TASK TO CARRY OUT: With the images removed, repeat the data below exactly.

==*==

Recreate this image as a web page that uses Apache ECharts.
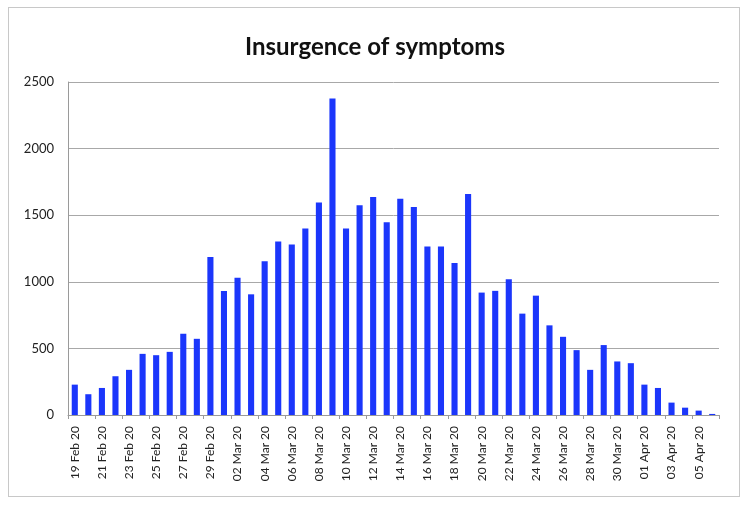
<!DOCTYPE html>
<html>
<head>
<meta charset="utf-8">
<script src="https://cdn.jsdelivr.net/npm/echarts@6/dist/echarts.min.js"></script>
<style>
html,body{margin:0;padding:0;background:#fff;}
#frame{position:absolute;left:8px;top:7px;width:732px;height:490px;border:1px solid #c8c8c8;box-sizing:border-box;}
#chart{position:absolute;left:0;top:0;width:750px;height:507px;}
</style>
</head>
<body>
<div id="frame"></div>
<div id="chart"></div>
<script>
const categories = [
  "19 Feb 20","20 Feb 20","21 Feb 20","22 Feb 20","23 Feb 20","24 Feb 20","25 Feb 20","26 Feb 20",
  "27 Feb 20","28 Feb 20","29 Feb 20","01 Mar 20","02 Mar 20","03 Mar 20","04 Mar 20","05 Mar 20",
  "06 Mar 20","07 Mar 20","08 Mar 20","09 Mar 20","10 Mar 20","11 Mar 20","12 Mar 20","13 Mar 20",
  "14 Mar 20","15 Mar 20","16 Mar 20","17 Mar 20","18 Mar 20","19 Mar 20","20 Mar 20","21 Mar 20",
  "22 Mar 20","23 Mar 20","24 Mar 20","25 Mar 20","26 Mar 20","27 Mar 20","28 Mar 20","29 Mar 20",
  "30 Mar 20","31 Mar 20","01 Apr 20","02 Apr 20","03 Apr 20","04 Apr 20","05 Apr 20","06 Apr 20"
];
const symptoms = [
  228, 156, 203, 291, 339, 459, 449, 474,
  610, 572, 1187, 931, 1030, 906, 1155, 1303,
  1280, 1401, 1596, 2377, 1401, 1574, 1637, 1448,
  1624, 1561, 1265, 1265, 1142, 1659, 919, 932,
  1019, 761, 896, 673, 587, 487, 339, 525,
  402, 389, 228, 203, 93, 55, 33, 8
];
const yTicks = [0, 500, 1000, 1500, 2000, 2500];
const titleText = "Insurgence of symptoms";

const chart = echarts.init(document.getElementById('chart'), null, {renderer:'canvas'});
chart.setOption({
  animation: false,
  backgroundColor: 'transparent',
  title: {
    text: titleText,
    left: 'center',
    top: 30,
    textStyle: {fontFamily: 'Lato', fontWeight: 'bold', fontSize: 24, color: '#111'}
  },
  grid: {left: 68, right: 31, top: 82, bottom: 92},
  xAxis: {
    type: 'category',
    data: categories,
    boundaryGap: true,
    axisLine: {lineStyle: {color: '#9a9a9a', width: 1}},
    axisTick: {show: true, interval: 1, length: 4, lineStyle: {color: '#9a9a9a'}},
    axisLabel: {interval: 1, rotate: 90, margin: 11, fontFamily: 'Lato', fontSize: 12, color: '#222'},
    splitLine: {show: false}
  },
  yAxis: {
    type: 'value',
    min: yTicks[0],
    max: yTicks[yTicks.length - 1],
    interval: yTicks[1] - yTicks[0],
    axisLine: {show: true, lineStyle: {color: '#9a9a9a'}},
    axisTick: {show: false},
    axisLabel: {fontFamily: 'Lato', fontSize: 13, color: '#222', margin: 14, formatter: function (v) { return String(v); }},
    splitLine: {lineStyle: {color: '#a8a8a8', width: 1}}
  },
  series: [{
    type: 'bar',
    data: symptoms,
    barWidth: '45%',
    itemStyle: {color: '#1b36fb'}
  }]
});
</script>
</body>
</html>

==*==

RESPONSE TO THE TASK:
Recreate this image as a web page that uses Apache ECharts.
<!DOCTYPE html>
<html>
<head>
<meta charset="utf-8">
<script src="https://cdn.jsdelivr.net/npm/echarts@6/dist/echarts.min.js"></script>
<style>
html,body{margin:0;padding:0;background:#fff;}
#frame{position:absolute;left:8px;top:7px;width:732px;height:490px;border:1px solid #c8c8c8;box-sizing:border-box;}
#chart{position:absolute;left:0;top:0;width:750px;height:507px;}
</style>
</head>
<body>
<div id="frame"></div>
<div id="chart"></div>
<script>
const categories = [
  "19 Feb 20","20 Feb 20","21 Feb 20","22 Feb 20","23 Feb 20","24 Feb 20","25 Feb 20","26 Feb 20",
  "27 Feb 20","28 Feb 20","29 Feb 20","01 Mar 20","02 Mar 20","03 Mar 20","04 Mar 20","05 Mar 20",
  "06 Mar 20","07 Mar 20","08 Mar 20","09 Mar 20","10 Mar 20","11 Mar 20","12 Mar 20","13 Mar 20",
  "14 Mar 20","15 Mar 20","16 Mar 20","17 Mar 20","18 Mar 20","19 Mar 20","20 Mar 20","21 Mar 20",
  "22 Mar 20","23 Mar 20","24 Mar 20","25 Mar 20","26 Mar 20","27 Mar 20","28 Mar 20","29 Mar 20",
  "30 Mar 20","31 Mar 20","01 Apr 20","02 Apr 20","03 Apr 20","04 Apr 20","05 Apr 20","06 Apr 20"
];
const symptoms = [
  228, 156, 203, 291, 339, 459, 449, 474,
  610, 572, 1187, 931, 1030, 906, 1155, 1303,
  1280, 1401, 1596, 2377, 1401, 1574, 1637, 1448,
  1624, 1561, 1265, 1265, 1142, 1659, 919, 932,
  1019, 761, 896, 673, 587, 487, 339, 525,
  402, 389, 228, 203, 93, 55, 33, 8
];
const yTicks = [0, 500, 1000, 1500, 2000, 2500];
const titleText = "Insurgence of symptoms";

const chart = echarts.init(document.getElementById('chart'), null, {renderer:'canvas'});
chart.setOption({
  animation: false,
  backgroundColor: 'transparent',
  title: {
    text: titleText,
    left: 'center',
    top: 30,
    textStyle: {fontFamily: 'Lato', fontWeight: 'bold', fontSize: 24, color: '#111'}
  },
  grid: {left: 68, right: 31, top: 82, bottom: 92},
  xAxis: {
    type: 'category',
    data: categories,
    boundaryGap: true,
    axisLine: {lineStyle: {color: '#9a9a9a', width: 1}},
    axisTick: {show: true, interval: 1, length: 4, lineStyle: {color: '#9a9a9a'}},
    axisLabel: {interval: 1, rotate: 90, margin: 11, fontFamily: 'Lato', fontSize: 12, color: '#222'},
    splitLine: {show: false}
  },
  yAxis: {
    type: 'value',
    min: yTicks[0],
    max: yTicks[yTicks.length - 1],
    interval: yTicks[1] - yTicks[0],
    axisLine: {show: true, lineStyle: {color: '#9a9a9a'}},
    axisTick: {show: false},
    axisLabel: {fontFamily: 'Lato', fontSize: 13, color: '#222', margin: 14, formatter: function (v) { return String(v); }},
    splitLine: {lineStyle: {color: '#a8a8a8', width: 1}}
  },
  series: [{
    type: 'bar',
    data: symptoms,
    barWidth: '45%',
    itemStyle: {color: '#1b36fb'}
  }]
});
</script>
</body>
</html>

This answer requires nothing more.